* Start Information supplied *
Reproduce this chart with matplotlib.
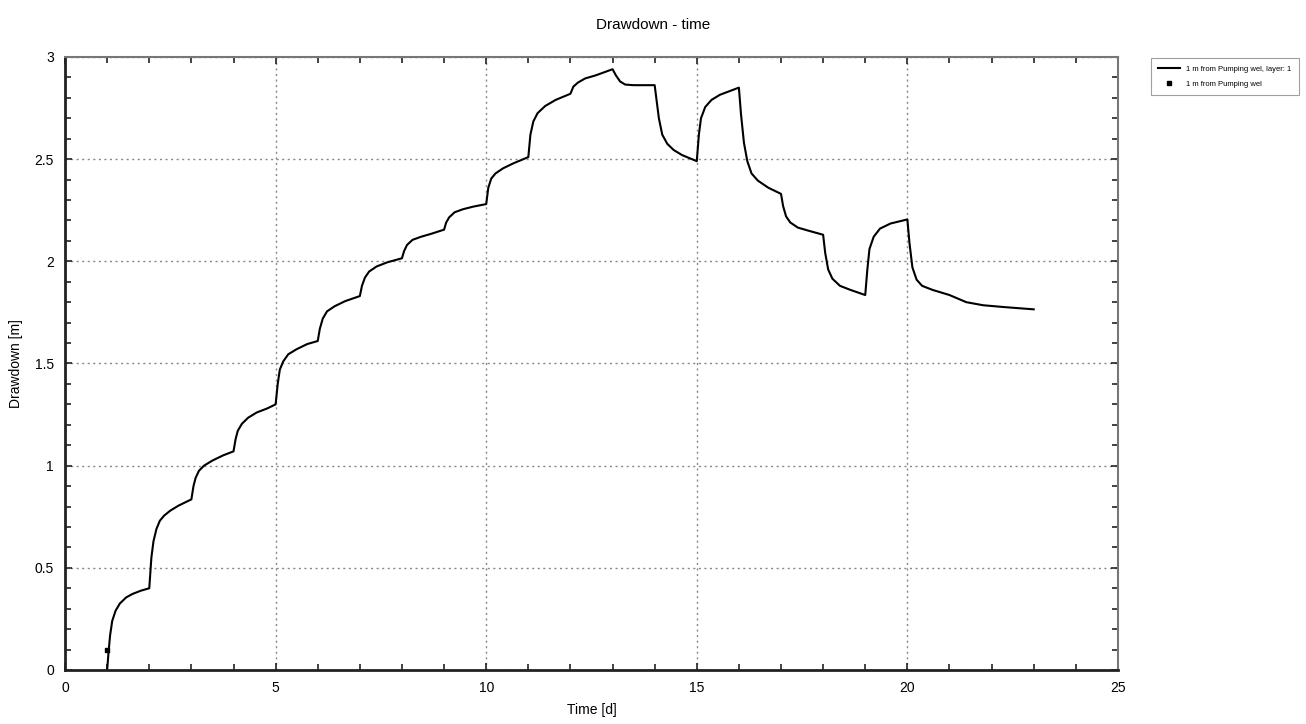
import matplotlib
matplotlib.use("Agg")
import matplotlib.pyplot as plt
from matplotlib.ticker import MultipleLocator

plt.rcParams['font.family'] = ['Liberation Sans', 'DejaVu Sans']

# simulated drawdown (time in days, drawdown in m)
sim_time = [1.0, 1.03, 1.07, 1.12, 1.2, 1.3, 1.45, 1.6, 1.8, 2.0,
            2.05, 2.1, 2.17, 2.25, 2.35, 2.5, 2.7, 3.0,
            3.05, 3.1, 3.18, 3.3, 3.5, 3.75, 4.0,
            4.05, 4.1, 4.2, 4.35, 4.55, 4.8, 5.0,
            5.05, 5.1, 5.18, 5.3, 5.5, 5.75, 6.0,
            6.05, 6.12, 6.22, 6.4, 6.65, 7.0,
            7.05, 7.12, 7.22, 7.4, 7.65, 8.0,
            8.05, 8.12, 8.25, 8.45, 8.7, 9.0,
            9.05, 9.12, 9.25, 9.45, 9.7, 10.0,
            10.05, 10.12, 10.22, 10.4, 10.65, 11.0,
            11.05, 11.12, 11.22, 11.4, 11.65, 12.0,
            12.07, 12.18, 12.35, 12.6, 13.0,
            13.08, 13.18, 13.3, 13.5, 14.0,
            14.05, 14.1, 14.18, 14.3, 14.45, 14.65, 15.0,
            15.05, 15.1, 15.2, 15.35, 15.55, 16.0,
            16.05, 16.12, 16.2, 16.3, 16.45, 16.7, 17.0,
            17.05, 17.12, 17.22, 17.4, 17.65, 18.0,
            18.05, 18.12, 18.22, 18.4, 18.65, 19.0,
            19.05, 19.1, 19.2, 19.35, 19.6, 20.0,
            20.05, 20.12, 20.22, 20.35, 20.6, 21.0, 21.4, 21.8, 22.3, 23.0]
sim_drawdown = [0.0, 0.08, 0.17, 0.24, 0.29, 0.325, 0.355, 0.372, 0.388, 0.40,
                0.55, 0.63, 0.69, 0.73, 0.755, 0.78, 0.805, 0.835,
                0.90, 0.94, 0.975, 1.0, 1.025, 1.05, 1.07,
                1.13, 1.17, 1.205, 1.235, 1.26, 1.28, 1.30,
                1.40, 1.47, 1.51, 1.545, 1.57, 1.595, 1.61,
                1.67, 1.72, 1.755, 1.78, 1.805, 1.83,
                1.88, 1.92, 1.95, 1.975, 1.995, 2.015,
                2.05, 2.08, 2.105, 2.12, 2.135, 2.155,
                2.19, 2.215, 2.24, 2.255, 2.268, 2.28,
                2.36, 2.405, 2.43, 2.455, 2.48, 2.51,
                2.62, 2.685, 2.725, 2.76, 2.79, 2.82,
                2.855, 2.875, 2.895, 2.91, 2.94,
                2.91, 2.88, 2.865, 2.862, 2.862,
                2.78, 2.70, 2.62, 2.575, 2.545, 2.52, 2.49,
                2.62, 2.70, 2.755, 2.79, 2.815, 2.85,
                2.72, 2.58, 2.49, 2.43, 2.395, 2.36, 2.33,
                2.27, 2.22, 2.19, 2.165, 2.15, 2.13,
                2.04, 1.96, 1.915, 1.88, 1.86, 1.835,
                1.96, 2.06, 2.12, 2.16, 2.185, 2.205,
                2.09, 1.97, 1.91, 1.88, 1.86, 1.835, 1.80, 1.785, 1.776, 1.765]

# observed drawdown
obs_time = [0.99]
obs_drawdown = [0.10]

fig = plt.figure(figsize=(13.06, 7.24), dpi=100)
ax = fig.add_axes([0.0498, 0.0746, 0.8062, 0.8467])

line, = ax.plot(sim_time, sim_drawdown, color='black', linewidth=1.5,
                label='1 m from Pumping wel, layer: 1')
pts, = ax.plot(obs_time, obs_drawdown, linestyle='none', marker='s',
               markersize=3.5, color='black', label='1 m from Pumping wel')

ax.set_xlim(0, 25)
ax.set_ylim(0, 3)
ax.xaxis.set_major_locator(MultipleLocator(5))
ax.xaxis.set_minor_locator(MultipleLocator(1))
ax.yaxis.set_major_locator(MultipleLocator(0.5))
ax.yaxis.set_minor_locator(MultipleLocator(0.1))
ax.set_yticks([0, 0.5, 1, 1.5, 2, 2.5, 3])
ax.set_yticklabels(['0', '0.5', '1', '1.5', '2', '2.5', '3'])
ax.tick_params(which='both', direction='in', top=True, right=True,
               labelsize=10, pad=8, color='#222222')
ax.tick_params(which='major', length=5, width=1.2)
ax.tick_params(which='minor', length=4, width=1.2)
ax.grid(which='major', linestyle=(0, (1.5, 2.5)), color='#888888', linewidth=1)

for side in ['left', 'bottom']:
    ax.spines[side].set_linewidth(2)
    ax.spines[side].set_color('#222222')
for side in ['top', 'right']:
    ax.spines[side].set_linewidth(1.5)
    ax.spines[side].set_color('#777777')

ax.set_xlabel('Time [d]', fontsize=10, labelpad=6)
ax.set_ylabel('Drawdown [m]', fontsize=10, labelpad=8)
fig.suptitle('Drawdown - time', fontsize=11, y=0.975)

leg = fig.legend(handles=[line, pts], loc='upper left',
                 bbox_to_anchor=(1147 / 1306, 1 - 54 / 724),
                 fontsize=5.5, frameon=True, fancybox=False,
                 edgecolor='#888888', handlelength=2.8, borderpad=1.0,
                 labelspacing=1.0)
leg.get_frame().set_linewidth(0.8)

fig.savefig('out.png', dpi=100)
* End Information supplied *
What you need to do: With the pictures left out, transcribe the material exactly.

The answer:
Reproduce this chart with matplotlib.
import matplotlib
matplotlib.use("Agg")
import matplotlib.pyplot as plt
from matplotlib.ticker import MultipleLocator

plt.rcParams['font.family'] = ['Liberation Sans', 'DejaVu Sans']

# simulated drawdown (time in days, drawdown in m)
sim_time = [1.0, 1.03, 1.07, 1.12, 1.2, 1.3, 1.45, 1.6, 1.8, 2.0,
            2.05, 2.1, 2.17, 2.25, 2.35, 2.5, 2.7, 3.0,
            3.05, 3.1, 3.18, 3.3, 3.5, 3.75, 4.0,
            4.05, 4.1, 4.2, 4.35, 4.55, 4.8, 5.0,
            5.05, 5.1, 5.18, 5.3, 5.5, 5.75, 6.0,
            6.05, 6.12, 6.22, 6.4, 6.65, 7.0,
            7.05, 7.12, 7.22, 7.4, 7.65, 8.0,
            8.05, 8.12, 8.25, 8.45, 8.7, 9.0,
            9.05, 9.12, 9.25, 9.45, 9.7, 10.0,
            10.05, 10.12, 10.22, 10.4, 10.65, 11.0,
            11.05, 11.12, 11.22, 11.4, 11.65, 12.0,
            12.07, 12.18, 12.35, 12.6, 13.0,
            13.08, 13.18, 13.3, 13.5, 14.0,
            14.05, 14.1, 14.18, 14.3, 14.45, 14.65, 15.0,
            15.05, 15.1, 15.2, 15.35, 15.55, 16.0,
            16.05, 16.12, 16.2, 16.3, 16.45, 16.7, 17.0,
            17.05, 17.12, 17.22, 17.4, 17.65, 18.0,
            18.05, 18.12, 18.22, 18.4, 18.65, 19.0,
            19.05, 19.1, 19.2, 19.35, 19.6, 20.0,
            20.05, 20.12, 20.22, 20.35, 20.6, 21.0, 21.4, 21.8, 22.3, 23.0]
sim_drawdown = [0.0, 0.08, 0.17, 0.24, 0.29, 0.325, 0.355, 0.372, 0.388, 0.40,
                0.55, 0.63, 0.69, 0.73, 0.755, 0.78, 0.805, 0.835,
                0.90, 0.94, 0.975, 1.0, 1.025, 1.05, 1.07,
                1.13, 1.17, 1.205, 1.235, 1.26, 1.28, 1.30,
                1.40, 1.47, 1.51, 1.545, 1.57, 1.595, 1.61,
                1.67, 1.72, 1.755, 1.78, 1.805, 1.83,
                1.88, 1.92, 1.95, 1.975, 1.995, 2.015,
                2.05, 2.08, 2.105, 2.12, 2.135, 2.155,
                2.19, 2.215, 2.24, 2.255, 2.268, 2.28,
                2.36, 2.405, 2.43, 2.455, 2.48, 2.51,
                2.62, 2.685, 2.725, 2.76, 2.79, 2.82,
                2.855, 2.875, 2.895, 2.91, 2.94,
                2.91, 2.88, 2.865, 2.862, 2.862,
                2.78, 2.70, 2.62, 2.575, 2.545, 2.52, 2.49,
                2.62, 2.70, 2.755, 2.79, 2.815, 2.85,
                2.72, 2.58, 2.49, 2.43, 2.395, 2.36, 2.33,
                2.27, 2.22, 2.19, 2.165, 2.15, 2.13,
                2.04, 1.96, 1.915, 1.88, 1.86, 1.835,
                1.96, 2.06, 2.12, 2.16, 2.185, 2.205,
                2.09, 1.97, 1.91, 1.88, 1.86, 1.835, 1.80, 1.785, 1.776, 1.765]

# observed drawdown
obs_time = [0.99]
obs_drawdown = [0.10]

fig = plt.figure(figsize=(13.06, 7.24), dpi=100)
ax = fig.add_axes([0.0498, 0.0746, 0.8062, 0.8467])

line, = ax.plot(sim_time, sim_drawdown, color='black', linewidth=1.5,
                label='1 m from Pumping wel, layer: 1')
pts, = ax.plot(obs_time, obs_drawdown, linestyle='none', marker='s',
               markersize=3.5, color='black', label='1 m from Pumping wel')

ax.set_xlim(0, 25)
ax.set_ylim(0, 3)
ax.xaxis.set_major_locator(MultipleLocator(5))
ax.xaxis.set_minor_locator(MultipleLocator(1))
ax.yaxis.set_major_locator(MultipleLocator(0.5))
ax.yaxis.set_minor_locator(MultipleLocator(0.1))
ax.set_yticks([0, 0.5, 1, 1.5, 2, 2.5, 3])
ax.set_yticklabels(['0', '0.5', '1', '1.5', '2', '2.5', '3'])
ax.tick_params(which='both', direction='in', top=True, right=True,
               labelsize=10, pad=8, color='#222222')
ax.tick_params(which='major', length=5, width=1.2)
ax.tick_params(which='minor', length=4, width=1.2)
ax.grid(which='major', linestyle=(0, (1.5, 2.5)), color='#888888', linewidth=1)

for side in ['left', 'bottom']:
    ax.spines[side].set_linewidth(2)
    ax.spines[side].set_color('#222222')
for side in ['top', 'right']:
    ax.spines[side].set_linewidth(1.5)
    ax.spines[side].set_color('#777777')

ax.set_xlabel('Time [d]', fontsize=10, labelpad=6)
ax.set_ylabel('Drawdown [m]', fontsize=10, labelpad=8)
fig.suptitle('Drawdown - time', fontsize=11, y=0.975)

leg = fig.legend(handles=[line, pts], loc='upper left',
                 bbox_to_anchor=(1147 / 1306, 1 - 54 / 724),
                 fontsize=5.5, frameon=True, fancybox=False,
                 edgecolor='#888888', handlelength=2.8, borderpad=1.0,
                 labelspacing=1.0)
leg.get_frame().set_linewidth(0.8)

fig.savefig('out.png', dpi=100)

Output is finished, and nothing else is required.